I would say that it slowed down a little bit, but certainly, we’re still seeing things come to the pipeline, and we’ve got a number of deals that we’re closing and integrating. And as those come to fruition, we’ll continue to disclose those on Page 14, we’ve been putting in the deck every quarter just to share where we are with everything. We’ll continue to update those as we move forward throughout 2023.

Tom Smegal: Davis, let me add one more thing about the nexus between business development and regulatory, which I think is interesting, is that you’ll see in the Q that we’re preparing to file or I think have just filed a Washington Water Company General Rate Case. That is tied into the acquisition that we made a couple of years ago, the Rainier View Water Company. And so a lot of when you initially buy these systems, they need to help in terms of new capital, as Marty mentioned, improvements in water quality, et cetera. And so we’re seeing the second leg of that is being able to go into the rate making process. And we’ve been treated very fairly by those commissions as far as the rate increases go, most of those are outside of California, and so we don’t see the regulatory lag that we have.

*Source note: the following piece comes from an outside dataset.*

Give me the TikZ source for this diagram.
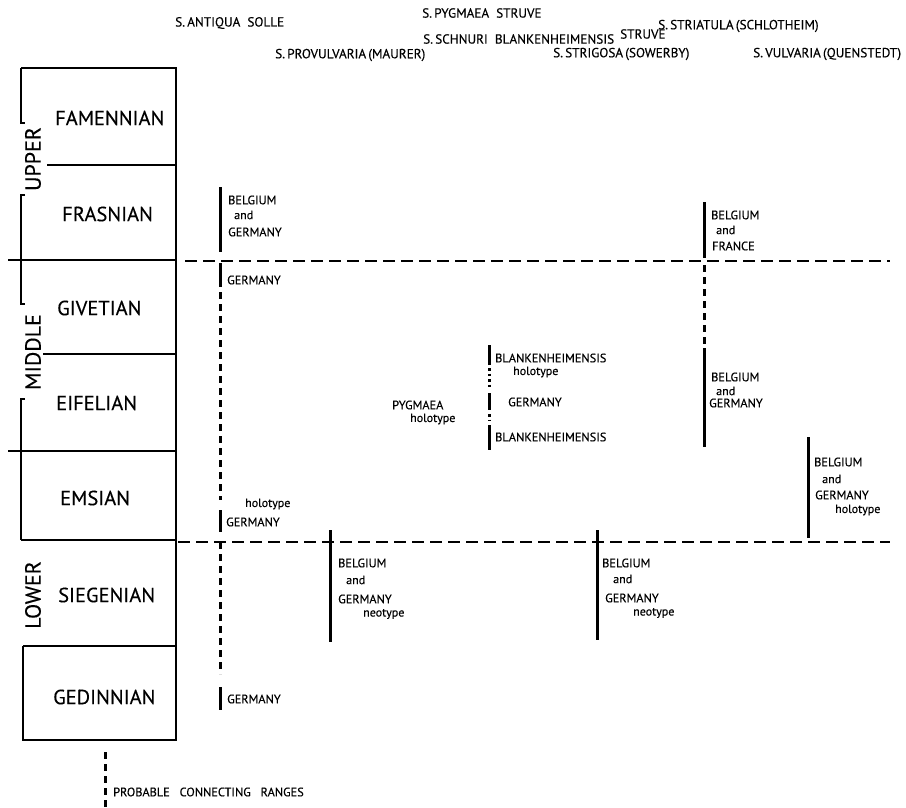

But I know we have a number of new systems to us in Hawaii that we’ve acquired over the last three or four years, and we’re certainly starting to endeavor to go into the rate-making process there in both Hawaii, Washington, New Mexico and now even in Texas with the ratemaking process, we’ve seen fairly favorable results from those commissions.

Davis Sunderland: That’s very helpful. Thanks guys. I’ll pass it on.

Tom Smegal: Thank you.

Operator: There are no further questions at this time. I’d turn the call back over to our presenters.

Marty Kropelnicki: April, thank you. Everyone, thank you for taking time to be here today. As I mentioned, there’s a lot of moving parts here. If you have any questions, please feel free to reach out to us, and Tom and I will be available to answer any questions that you want to ask. Until then, be safe, and we look forward to seeing everyone at the end of July on our second quarter conference call. Thank you very much.

Operator: Today’s conference call, you may now disconnect.